| Objective |
The lines from the top of the material below through the line containing "const antisense11Err = [0, 4.5, 2.5, 3.5, 0];" are to be printed exactly, with pictures omitted.

| Provided data |
(begin)
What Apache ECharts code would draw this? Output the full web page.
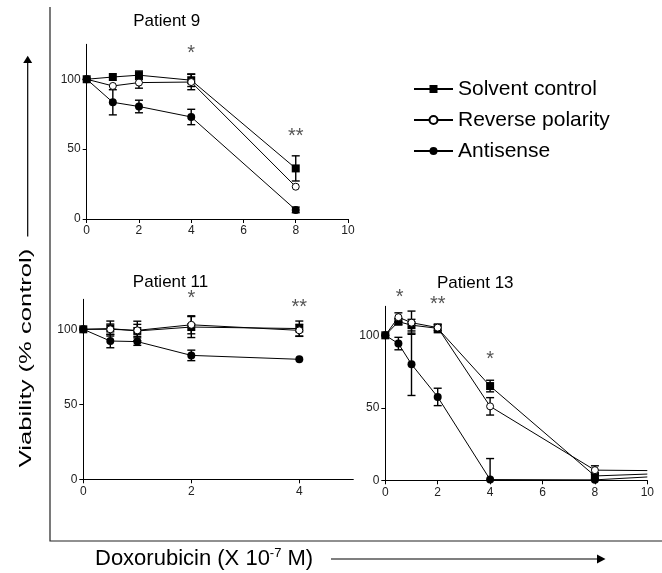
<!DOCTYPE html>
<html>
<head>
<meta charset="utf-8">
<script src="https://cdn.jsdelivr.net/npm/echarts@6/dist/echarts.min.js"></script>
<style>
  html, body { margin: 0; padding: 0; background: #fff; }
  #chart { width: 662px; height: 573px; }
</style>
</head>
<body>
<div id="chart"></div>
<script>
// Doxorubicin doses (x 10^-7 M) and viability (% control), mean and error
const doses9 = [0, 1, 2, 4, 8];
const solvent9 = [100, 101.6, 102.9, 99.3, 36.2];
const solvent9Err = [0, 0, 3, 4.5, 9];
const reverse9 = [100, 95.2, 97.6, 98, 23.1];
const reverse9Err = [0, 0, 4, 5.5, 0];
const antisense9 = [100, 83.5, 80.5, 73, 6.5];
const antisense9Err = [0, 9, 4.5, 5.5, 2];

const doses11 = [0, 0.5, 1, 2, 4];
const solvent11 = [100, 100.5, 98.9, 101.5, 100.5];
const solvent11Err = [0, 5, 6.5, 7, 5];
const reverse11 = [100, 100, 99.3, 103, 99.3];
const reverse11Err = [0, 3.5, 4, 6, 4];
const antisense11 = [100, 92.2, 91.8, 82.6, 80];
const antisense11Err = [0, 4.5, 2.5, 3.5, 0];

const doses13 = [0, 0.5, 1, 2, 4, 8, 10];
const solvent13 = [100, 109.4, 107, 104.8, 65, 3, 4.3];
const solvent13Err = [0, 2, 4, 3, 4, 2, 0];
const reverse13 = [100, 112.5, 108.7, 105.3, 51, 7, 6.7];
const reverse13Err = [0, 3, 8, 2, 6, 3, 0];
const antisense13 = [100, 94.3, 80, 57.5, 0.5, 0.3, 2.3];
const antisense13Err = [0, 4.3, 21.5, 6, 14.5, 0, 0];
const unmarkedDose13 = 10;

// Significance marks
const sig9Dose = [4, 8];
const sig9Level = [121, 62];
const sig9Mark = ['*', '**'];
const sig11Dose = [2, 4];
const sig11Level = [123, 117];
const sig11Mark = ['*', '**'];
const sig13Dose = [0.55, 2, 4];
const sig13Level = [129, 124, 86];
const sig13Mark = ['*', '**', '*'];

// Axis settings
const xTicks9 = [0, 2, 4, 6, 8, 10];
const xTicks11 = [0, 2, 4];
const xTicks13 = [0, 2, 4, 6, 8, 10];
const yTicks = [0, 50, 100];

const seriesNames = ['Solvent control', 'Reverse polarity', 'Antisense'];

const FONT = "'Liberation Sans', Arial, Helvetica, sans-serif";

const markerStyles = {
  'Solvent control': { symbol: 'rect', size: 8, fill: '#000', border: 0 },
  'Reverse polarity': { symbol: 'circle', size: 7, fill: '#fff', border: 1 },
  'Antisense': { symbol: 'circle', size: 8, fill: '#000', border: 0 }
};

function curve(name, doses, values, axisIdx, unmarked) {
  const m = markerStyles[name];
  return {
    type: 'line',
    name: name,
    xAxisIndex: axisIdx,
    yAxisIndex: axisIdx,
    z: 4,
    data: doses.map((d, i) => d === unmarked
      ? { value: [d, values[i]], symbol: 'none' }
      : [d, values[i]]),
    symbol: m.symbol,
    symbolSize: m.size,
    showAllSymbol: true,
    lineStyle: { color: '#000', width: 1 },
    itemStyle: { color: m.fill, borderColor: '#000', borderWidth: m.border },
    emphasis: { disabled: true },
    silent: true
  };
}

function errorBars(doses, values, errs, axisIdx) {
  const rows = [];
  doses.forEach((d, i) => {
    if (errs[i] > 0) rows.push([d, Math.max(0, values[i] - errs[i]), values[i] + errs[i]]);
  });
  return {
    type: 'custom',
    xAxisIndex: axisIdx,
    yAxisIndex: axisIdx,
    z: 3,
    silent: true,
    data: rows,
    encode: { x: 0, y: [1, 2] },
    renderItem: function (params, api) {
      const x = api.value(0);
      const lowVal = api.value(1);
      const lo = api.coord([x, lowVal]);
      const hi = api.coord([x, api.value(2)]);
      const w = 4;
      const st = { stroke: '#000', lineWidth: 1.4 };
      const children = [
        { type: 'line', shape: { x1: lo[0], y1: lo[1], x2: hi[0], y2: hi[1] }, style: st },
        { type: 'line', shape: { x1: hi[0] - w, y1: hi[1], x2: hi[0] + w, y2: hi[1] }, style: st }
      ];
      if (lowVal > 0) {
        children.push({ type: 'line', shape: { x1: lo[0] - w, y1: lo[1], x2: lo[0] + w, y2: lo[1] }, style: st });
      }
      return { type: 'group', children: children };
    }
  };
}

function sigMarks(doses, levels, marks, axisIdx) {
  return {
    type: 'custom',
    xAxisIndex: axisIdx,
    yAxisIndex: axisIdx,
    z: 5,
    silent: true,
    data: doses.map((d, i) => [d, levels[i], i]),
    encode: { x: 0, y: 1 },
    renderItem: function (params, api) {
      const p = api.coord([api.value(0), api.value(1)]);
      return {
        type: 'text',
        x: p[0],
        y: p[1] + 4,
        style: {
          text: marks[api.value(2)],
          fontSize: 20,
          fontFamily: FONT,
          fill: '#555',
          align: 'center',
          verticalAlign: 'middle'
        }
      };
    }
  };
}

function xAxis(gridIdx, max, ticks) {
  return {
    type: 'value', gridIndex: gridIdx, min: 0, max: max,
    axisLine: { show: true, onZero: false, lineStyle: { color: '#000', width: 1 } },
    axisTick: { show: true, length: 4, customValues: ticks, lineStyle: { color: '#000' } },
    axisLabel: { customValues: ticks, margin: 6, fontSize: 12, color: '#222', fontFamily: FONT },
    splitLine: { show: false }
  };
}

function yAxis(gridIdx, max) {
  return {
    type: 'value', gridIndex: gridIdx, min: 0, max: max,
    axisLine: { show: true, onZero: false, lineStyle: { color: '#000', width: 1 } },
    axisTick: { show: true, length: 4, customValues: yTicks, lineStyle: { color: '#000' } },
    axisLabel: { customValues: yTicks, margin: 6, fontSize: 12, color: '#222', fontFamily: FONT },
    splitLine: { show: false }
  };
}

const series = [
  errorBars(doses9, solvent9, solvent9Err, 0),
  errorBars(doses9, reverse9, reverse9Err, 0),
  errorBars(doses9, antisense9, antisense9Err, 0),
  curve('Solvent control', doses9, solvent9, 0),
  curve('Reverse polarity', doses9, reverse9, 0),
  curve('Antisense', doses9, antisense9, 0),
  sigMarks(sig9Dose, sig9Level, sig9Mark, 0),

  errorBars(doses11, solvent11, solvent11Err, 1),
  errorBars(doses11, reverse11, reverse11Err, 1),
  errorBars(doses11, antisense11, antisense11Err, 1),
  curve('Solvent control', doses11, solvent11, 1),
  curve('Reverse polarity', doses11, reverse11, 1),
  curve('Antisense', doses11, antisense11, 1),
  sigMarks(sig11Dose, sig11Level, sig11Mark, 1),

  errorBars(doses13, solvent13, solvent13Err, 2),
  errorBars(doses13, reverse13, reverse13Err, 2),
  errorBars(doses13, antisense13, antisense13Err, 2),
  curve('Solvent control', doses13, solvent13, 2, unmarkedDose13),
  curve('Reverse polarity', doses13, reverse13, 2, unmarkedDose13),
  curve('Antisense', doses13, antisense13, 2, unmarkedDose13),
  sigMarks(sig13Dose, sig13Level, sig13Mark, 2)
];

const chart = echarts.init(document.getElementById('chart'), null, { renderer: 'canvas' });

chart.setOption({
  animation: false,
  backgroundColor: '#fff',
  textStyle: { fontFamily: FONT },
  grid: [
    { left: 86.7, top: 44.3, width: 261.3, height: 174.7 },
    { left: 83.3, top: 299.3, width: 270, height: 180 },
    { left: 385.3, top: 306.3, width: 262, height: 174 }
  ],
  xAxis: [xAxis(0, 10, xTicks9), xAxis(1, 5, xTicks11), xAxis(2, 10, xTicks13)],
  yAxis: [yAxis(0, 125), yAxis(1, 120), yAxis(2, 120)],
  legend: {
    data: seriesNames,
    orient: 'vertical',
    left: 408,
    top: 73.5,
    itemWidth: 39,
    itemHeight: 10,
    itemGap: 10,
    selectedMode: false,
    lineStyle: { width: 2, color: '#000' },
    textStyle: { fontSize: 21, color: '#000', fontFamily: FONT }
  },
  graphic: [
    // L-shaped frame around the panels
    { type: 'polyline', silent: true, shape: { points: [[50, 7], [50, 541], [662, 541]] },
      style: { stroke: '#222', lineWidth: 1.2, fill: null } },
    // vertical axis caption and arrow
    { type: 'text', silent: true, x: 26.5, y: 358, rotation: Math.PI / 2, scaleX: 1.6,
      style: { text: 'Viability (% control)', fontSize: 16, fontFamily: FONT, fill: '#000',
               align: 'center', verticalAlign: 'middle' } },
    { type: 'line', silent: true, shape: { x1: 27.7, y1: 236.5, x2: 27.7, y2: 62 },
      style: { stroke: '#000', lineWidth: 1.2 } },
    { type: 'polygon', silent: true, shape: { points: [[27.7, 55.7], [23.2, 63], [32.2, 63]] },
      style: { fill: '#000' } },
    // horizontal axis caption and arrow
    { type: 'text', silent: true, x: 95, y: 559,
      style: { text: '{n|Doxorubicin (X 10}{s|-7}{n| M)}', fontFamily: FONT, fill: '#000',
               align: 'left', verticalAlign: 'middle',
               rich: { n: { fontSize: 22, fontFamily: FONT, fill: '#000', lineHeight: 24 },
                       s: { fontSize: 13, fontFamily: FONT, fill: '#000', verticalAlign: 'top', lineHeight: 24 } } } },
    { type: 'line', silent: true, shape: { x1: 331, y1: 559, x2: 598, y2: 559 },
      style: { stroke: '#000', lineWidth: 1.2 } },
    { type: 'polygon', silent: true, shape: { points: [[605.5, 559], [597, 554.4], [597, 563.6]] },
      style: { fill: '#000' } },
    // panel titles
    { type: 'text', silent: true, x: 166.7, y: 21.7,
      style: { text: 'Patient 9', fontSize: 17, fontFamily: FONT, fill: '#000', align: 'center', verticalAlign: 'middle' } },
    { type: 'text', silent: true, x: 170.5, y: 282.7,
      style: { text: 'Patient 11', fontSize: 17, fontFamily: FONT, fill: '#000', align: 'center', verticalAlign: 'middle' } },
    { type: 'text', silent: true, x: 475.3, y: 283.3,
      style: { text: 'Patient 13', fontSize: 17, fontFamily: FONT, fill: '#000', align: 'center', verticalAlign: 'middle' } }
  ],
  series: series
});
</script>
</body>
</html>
(end)
| Worked answer |
What Apache ECharts code would draw this? Output the full web page.
<!DOCTYPE html>
<html>
<head>
<meta charset="utf-8">
<script src="https://cdn.jsdelivr.net/npm/echarts@6/dist/echarts.min.js"></script>
<style>
  html, body { margin: 0; padding: 0; background: #fff; }
  #chart { width: 662px; height: 573px; }
</style>
</head>
<body>
<div id="chart"></div>
<script>
// Doxorubicin doses (x 10^-7 M) and viability (% control), mean and error
const doses9 = [0, 1, 2, 4, 8];
const solvent9 = [100, 101.6, 102.9, 99.3, 36.2];
const solvent9Err = [0, 0, 3, 4.5, 9];
const reverse9 = [100, 95.2, 97.6, 98, 23.1];
const reverse9Err = [0, 0, 4, 5.5, 0];
const antisense9 = [100, 83.5, 80.5, 73, 6.5];
const antisense9Err = [0, 9, 4.5, 5.5, 2];

const doses11 = [0, 0.5, 1, 2, 4];
const solvent11 = [100, 100.5, 98.9, 101.5, 100.5];
const solvent11Err = [0, 5, 6.5, 7, 5];
const reverse11 = [100, 100, 99.3, 103, 99.3];
const reverse11Err = [0, 3.5, 4, 6, 4];
const antisense11 = [100, 92.2, 91.8, 82.6, 80];
const antisense11Err = [0, 4.5, 2.5, 3.5, 0];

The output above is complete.